Exercise aim: Leave out all pictures and return, exactly as written, the lines from the line containing "Rebuild this chart" to the line containing "import * as", both ends kept.

Extracted information:
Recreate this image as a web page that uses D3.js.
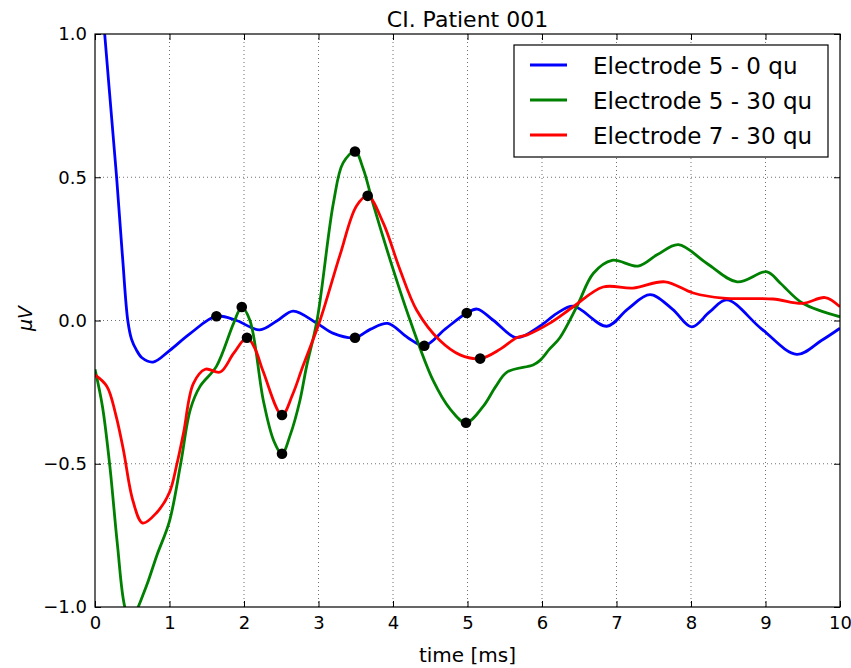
* * *
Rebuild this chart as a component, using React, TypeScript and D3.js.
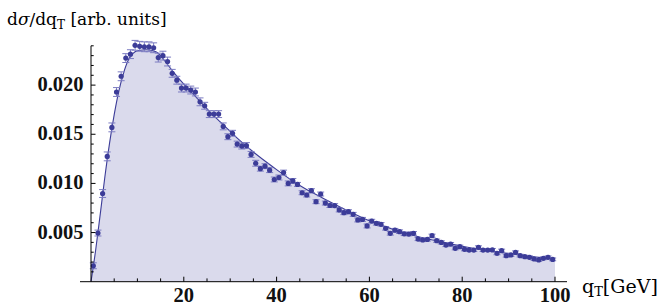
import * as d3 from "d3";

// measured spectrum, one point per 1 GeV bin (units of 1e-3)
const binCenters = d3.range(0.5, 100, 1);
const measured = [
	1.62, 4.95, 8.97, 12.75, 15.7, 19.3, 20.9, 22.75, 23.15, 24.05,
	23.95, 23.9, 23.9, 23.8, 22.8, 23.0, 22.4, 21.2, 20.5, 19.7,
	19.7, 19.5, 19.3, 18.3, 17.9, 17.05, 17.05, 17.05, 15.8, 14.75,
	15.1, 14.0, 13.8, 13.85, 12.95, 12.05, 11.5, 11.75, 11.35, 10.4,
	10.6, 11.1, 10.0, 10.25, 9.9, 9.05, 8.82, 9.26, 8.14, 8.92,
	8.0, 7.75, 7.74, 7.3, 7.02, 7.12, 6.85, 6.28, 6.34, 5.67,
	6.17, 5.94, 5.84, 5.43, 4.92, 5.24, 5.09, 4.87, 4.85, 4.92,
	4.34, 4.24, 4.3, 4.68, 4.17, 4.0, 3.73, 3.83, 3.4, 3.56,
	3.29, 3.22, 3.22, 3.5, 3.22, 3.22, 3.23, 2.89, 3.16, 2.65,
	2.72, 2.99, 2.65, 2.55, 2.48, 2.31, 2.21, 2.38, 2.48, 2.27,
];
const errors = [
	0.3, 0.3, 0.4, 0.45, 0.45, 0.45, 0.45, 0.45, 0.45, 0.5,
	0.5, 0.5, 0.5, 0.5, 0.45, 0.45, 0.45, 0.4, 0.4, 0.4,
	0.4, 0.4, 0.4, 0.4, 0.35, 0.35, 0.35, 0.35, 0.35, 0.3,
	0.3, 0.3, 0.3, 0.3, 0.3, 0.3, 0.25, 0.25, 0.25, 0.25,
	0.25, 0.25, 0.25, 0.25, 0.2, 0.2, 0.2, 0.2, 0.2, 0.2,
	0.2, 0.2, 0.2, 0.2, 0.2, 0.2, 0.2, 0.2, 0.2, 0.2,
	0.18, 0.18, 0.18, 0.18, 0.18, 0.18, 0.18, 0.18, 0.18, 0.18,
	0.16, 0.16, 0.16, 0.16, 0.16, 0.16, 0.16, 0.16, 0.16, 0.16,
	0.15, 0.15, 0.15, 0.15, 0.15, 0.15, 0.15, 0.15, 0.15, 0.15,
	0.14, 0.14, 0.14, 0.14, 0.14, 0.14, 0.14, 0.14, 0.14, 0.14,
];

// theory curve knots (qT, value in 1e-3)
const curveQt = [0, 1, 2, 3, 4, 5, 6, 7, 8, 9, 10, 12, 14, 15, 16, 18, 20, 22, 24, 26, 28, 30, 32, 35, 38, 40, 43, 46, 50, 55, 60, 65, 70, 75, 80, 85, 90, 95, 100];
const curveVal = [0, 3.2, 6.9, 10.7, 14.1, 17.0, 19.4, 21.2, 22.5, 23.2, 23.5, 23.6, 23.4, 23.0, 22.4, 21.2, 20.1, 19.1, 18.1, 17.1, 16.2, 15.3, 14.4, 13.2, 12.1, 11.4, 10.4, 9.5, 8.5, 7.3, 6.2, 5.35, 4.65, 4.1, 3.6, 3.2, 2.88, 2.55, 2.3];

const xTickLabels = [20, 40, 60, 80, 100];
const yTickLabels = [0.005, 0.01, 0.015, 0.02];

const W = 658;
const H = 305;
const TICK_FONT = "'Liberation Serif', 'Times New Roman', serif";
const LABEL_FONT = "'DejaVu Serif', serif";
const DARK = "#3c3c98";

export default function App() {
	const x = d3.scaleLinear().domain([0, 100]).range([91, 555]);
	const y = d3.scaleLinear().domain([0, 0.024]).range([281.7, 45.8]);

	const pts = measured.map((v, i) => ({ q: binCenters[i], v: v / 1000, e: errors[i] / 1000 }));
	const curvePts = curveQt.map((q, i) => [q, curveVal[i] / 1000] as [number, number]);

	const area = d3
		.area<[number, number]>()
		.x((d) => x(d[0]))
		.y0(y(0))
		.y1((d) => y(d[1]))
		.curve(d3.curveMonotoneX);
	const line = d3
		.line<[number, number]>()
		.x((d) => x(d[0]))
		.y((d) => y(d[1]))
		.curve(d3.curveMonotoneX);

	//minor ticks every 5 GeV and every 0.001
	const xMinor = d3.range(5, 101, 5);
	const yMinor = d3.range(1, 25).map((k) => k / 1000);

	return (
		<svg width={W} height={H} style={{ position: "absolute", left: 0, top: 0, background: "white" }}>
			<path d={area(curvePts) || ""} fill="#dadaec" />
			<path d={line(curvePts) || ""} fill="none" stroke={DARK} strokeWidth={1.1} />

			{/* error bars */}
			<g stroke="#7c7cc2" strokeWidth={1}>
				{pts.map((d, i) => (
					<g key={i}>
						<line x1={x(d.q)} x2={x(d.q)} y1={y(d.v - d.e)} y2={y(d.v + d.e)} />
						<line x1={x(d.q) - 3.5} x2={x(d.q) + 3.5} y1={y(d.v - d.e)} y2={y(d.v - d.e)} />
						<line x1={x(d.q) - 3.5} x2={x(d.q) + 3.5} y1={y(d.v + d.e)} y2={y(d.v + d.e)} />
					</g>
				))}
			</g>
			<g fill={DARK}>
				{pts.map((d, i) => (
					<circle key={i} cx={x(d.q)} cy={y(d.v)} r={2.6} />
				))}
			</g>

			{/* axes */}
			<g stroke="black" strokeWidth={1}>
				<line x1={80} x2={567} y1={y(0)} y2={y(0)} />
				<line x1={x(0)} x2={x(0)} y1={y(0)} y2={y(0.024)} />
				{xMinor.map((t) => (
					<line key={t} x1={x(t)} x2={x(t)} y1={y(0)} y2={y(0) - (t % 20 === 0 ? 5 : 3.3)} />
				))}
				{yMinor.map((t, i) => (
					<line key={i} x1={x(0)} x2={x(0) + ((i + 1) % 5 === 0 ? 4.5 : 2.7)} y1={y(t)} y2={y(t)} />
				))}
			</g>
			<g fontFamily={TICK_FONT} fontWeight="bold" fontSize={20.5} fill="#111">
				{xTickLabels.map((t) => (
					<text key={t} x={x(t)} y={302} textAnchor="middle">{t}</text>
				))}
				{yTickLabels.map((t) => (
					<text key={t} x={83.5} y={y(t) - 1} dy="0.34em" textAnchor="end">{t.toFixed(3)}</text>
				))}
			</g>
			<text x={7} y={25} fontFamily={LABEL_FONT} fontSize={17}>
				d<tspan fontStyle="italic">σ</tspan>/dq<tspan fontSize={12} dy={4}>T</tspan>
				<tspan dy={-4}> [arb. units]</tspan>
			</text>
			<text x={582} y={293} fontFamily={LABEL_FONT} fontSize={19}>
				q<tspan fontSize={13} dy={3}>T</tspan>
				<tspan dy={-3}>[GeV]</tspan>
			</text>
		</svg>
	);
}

Problem solution:
Rebuild this chart as a component, using React, TypeScript and D3.js.
import * as d3 from "d3";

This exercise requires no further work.